SAN FRANCISCO –- A day after giving up 11 runs, the Giants gave up none. A day after it seemed like it was time to forget the season, the season is there to be remembered.
“Here we are approaching September,’’ said Bruce Bochy, the manager, “and we are playing some very important ball games.’’
Like the one Friday night, the one in which Tim Lincecum went eight innings, Pablo Sandoval hit one into the seats and Giants beat the Colorado Rockies, 2-0.
This was like 2002 all over again at AT&T -- a game that mattered, a crowd that cared, a performance that scintillated. Unseasonable heat by the Bay, a temperature of 75 degrees at game time. Unsuspected brilliance from the home nine.
Lincecum hadn’t won a game in nearly a month. The guy nicknamed the Freak, because of his windup and follow-through, had been freaky. Or star-crossed. Either he gave up too many runs, as he did against the Reds a week and a half ago, or the Giants scored two few, as they did against the Rockies six days ago.
But the good times came flying back. Lincecum struck out eight, permitted only four hits. He had 39,047 people standing when he threw his 127th pitch of the game, the ball that had Seth Smith grounding out to end the eighth.
“Tim’s the guy you want on a the mound in a game like this,’’ said Bochy. “He had great stuff.’’
He pitched like the Cy Young Award winner he was in 2008, the way the Giants and crowd expected. And then he turned it over to Brian Wilson, who picked up another save, his 31st.
Monday night the Giants were wounded, blowing that 4-2 lead in the 14th to the Rockies in Denver. Thursday night the Giants were deflated, getting crushed by Arizona, 11-0, here at AT&T.
Nice run, guys. Nobody predicted you’d be in the race, so take a bow and step away.
That’s not the Giants. We see them collapse, give them their last rites and then watch in bewilderment and admiration as they prove to be as resilient as any team in baseball.
Sandoval, the Kung Fu Panda, the Bat, was back in the lineup after the flu and a right calf problem. He drove a ball into the left field bleachers in the fifth, his 20th home run. Eugenio Velez singled home Eli Whiteside in the sixth for the other run.
This on a night when the Giants left seven runners on base in the first two innings. When Lincecum twice failed to move a runner with a sacrifice bunt. When Whiteside’s attempt at a suicide squeeze in the eighth resulted in a double play, a pop up to the first baseman and Juan Uribe getting caught off third.
So many mistakes. But one victory, a win that moved the Giants to within two games of the Rockies in the National League wild card race, a win that made late-August baseball meaningful in San Francisco for the first time in years.

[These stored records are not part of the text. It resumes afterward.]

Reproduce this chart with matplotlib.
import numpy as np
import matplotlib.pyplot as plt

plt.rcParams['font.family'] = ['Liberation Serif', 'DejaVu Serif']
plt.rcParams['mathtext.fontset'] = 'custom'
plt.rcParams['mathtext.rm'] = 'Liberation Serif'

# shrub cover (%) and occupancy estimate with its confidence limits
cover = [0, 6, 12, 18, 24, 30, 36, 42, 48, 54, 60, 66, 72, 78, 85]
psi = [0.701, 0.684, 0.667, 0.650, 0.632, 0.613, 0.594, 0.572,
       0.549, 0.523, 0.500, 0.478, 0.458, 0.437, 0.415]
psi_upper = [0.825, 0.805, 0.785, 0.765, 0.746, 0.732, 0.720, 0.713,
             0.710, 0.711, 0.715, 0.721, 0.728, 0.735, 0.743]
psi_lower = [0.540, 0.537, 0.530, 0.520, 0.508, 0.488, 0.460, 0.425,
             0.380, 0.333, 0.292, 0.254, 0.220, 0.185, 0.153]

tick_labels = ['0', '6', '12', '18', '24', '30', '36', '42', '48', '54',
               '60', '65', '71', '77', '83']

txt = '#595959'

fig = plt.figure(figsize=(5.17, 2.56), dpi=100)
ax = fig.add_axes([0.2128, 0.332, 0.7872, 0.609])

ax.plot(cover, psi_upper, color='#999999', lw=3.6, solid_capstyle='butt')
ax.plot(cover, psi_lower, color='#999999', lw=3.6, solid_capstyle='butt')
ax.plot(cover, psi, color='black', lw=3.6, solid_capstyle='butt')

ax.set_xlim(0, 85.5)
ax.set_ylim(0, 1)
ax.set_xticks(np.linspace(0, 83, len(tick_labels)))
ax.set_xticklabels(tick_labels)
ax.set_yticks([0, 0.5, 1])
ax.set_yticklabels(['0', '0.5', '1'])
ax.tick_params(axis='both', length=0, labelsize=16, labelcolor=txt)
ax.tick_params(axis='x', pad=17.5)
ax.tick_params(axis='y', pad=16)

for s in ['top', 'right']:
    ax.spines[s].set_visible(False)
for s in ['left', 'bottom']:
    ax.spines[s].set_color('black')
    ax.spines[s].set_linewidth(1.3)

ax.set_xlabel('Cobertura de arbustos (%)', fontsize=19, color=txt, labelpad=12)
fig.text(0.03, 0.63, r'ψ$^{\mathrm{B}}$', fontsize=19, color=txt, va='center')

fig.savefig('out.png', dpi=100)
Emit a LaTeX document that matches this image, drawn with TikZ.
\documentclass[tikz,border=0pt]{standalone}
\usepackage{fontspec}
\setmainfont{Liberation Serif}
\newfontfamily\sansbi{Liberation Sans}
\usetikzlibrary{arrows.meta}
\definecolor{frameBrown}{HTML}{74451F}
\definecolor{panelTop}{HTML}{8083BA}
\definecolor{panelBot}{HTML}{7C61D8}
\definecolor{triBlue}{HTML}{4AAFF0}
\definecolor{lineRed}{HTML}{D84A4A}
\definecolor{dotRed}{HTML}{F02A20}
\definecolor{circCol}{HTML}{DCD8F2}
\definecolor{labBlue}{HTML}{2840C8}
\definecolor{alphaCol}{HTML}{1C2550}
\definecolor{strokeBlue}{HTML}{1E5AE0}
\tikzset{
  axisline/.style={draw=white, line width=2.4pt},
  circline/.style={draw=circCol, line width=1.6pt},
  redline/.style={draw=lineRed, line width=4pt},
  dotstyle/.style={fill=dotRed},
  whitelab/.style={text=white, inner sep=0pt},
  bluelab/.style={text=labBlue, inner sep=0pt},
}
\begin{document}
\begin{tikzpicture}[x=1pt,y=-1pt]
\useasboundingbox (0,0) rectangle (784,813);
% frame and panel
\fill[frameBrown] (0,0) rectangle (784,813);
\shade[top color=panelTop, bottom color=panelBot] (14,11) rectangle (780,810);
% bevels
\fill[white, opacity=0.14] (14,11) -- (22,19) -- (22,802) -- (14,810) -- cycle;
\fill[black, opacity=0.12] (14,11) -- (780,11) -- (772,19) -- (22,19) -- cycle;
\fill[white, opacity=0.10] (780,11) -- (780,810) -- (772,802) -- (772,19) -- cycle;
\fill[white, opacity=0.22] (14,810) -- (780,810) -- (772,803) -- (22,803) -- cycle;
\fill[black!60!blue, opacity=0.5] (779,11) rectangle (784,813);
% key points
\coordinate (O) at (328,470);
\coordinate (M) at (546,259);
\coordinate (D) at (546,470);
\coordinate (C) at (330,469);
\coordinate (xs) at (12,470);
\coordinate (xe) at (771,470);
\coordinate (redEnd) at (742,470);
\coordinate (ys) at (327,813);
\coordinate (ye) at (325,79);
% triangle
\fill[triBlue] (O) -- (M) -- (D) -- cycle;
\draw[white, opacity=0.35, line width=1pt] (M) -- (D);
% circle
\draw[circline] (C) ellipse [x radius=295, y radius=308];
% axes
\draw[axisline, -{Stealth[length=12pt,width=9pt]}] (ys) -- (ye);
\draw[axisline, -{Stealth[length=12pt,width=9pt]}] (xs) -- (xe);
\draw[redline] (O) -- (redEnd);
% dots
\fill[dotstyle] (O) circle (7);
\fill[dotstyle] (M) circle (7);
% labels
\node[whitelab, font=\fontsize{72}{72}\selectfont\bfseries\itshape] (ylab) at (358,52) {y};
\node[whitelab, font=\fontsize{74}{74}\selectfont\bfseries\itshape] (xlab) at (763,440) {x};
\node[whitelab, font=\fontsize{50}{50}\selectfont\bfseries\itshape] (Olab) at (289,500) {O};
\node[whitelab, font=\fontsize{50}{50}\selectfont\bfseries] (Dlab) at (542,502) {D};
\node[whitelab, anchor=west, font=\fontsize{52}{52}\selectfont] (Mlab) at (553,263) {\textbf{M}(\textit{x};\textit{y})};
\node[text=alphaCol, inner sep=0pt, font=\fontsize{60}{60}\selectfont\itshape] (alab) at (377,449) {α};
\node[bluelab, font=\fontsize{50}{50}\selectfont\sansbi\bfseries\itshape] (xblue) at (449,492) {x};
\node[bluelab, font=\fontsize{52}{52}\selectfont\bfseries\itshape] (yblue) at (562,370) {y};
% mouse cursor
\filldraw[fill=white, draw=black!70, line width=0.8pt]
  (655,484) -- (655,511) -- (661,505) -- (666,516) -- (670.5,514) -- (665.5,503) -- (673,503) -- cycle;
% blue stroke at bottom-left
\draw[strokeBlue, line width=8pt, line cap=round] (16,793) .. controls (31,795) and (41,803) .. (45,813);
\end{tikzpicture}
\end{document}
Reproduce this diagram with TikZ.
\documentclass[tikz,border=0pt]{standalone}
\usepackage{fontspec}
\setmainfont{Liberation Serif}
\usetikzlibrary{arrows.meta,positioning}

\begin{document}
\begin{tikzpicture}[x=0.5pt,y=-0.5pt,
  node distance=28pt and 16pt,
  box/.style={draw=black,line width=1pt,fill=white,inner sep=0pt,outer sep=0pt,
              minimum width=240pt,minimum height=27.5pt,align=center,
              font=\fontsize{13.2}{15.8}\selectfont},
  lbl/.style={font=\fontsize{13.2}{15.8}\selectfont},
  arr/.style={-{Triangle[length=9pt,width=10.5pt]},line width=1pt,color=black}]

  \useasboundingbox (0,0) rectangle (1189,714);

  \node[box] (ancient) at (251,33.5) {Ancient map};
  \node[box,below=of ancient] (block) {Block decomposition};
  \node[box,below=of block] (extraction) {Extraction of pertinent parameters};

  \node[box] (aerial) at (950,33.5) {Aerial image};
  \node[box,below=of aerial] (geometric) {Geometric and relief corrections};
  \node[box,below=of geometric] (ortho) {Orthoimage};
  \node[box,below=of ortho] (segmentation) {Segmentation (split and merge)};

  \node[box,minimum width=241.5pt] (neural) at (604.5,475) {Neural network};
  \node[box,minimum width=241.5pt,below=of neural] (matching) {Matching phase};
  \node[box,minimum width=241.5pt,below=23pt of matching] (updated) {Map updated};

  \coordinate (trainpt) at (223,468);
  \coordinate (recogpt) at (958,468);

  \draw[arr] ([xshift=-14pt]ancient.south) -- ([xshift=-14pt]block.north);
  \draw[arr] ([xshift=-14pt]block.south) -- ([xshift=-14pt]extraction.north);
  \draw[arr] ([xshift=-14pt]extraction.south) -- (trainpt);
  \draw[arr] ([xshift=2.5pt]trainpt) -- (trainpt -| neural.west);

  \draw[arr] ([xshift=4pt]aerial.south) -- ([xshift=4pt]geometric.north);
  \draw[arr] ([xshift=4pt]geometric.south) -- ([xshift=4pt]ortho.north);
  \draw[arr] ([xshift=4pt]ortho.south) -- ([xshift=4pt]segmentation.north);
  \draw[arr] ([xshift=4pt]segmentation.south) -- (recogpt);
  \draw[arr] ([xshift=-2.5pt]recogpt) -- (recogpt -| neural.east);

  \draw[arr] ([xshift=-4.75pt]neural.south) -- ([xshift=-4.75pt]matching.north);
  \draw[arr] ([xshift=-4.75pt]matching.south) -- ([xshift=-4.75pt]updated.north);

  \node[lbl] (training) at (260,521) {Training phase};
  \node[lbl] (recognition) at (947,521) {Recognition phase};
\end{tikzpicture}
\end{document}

“This was a big game for us,’’ said Bochy, who can be excused for stating the obvious. “Every game is a big game for us from now on. But remember, there’s a lot of baseball left.’’
A lot of baseball that may not let us turn to football. This is the time we’re supposed to think about the 49ers and Raiders, but stubbornly the Giants won’t let us.
They don’t have hitting. In some games, they don’t have fielding. But they have staying power, persistence. It is not to be underestimated.
Lose 11-0 and then 24 hours later win 2-0. This is what you want in a team, the ability to rebound, the ability to struggle and stagger but succeed.
“This is what you play for,’’ agreed Bochy. “This is what you talk about in the early season, being here at this time.’’
The Giants are here. The Giants very much are here. Not for a long while could the postseason even be considered. They could fall quickly, could drop the next two to Colorado. But they also could win the next two and be tied with the Rockies.
The Giants lead the National League in shutouts with 17. It’s a sporting axiom that if the other team doesn’t score, you’re not going to lose.
“We’re the team behind,’’ reminded Bochy. “We have to catch them.’’
On Friday night, the Giants were the team ahead. On Friday night, baseball in San Francisco was thoroughly entertaining and completely satisfying.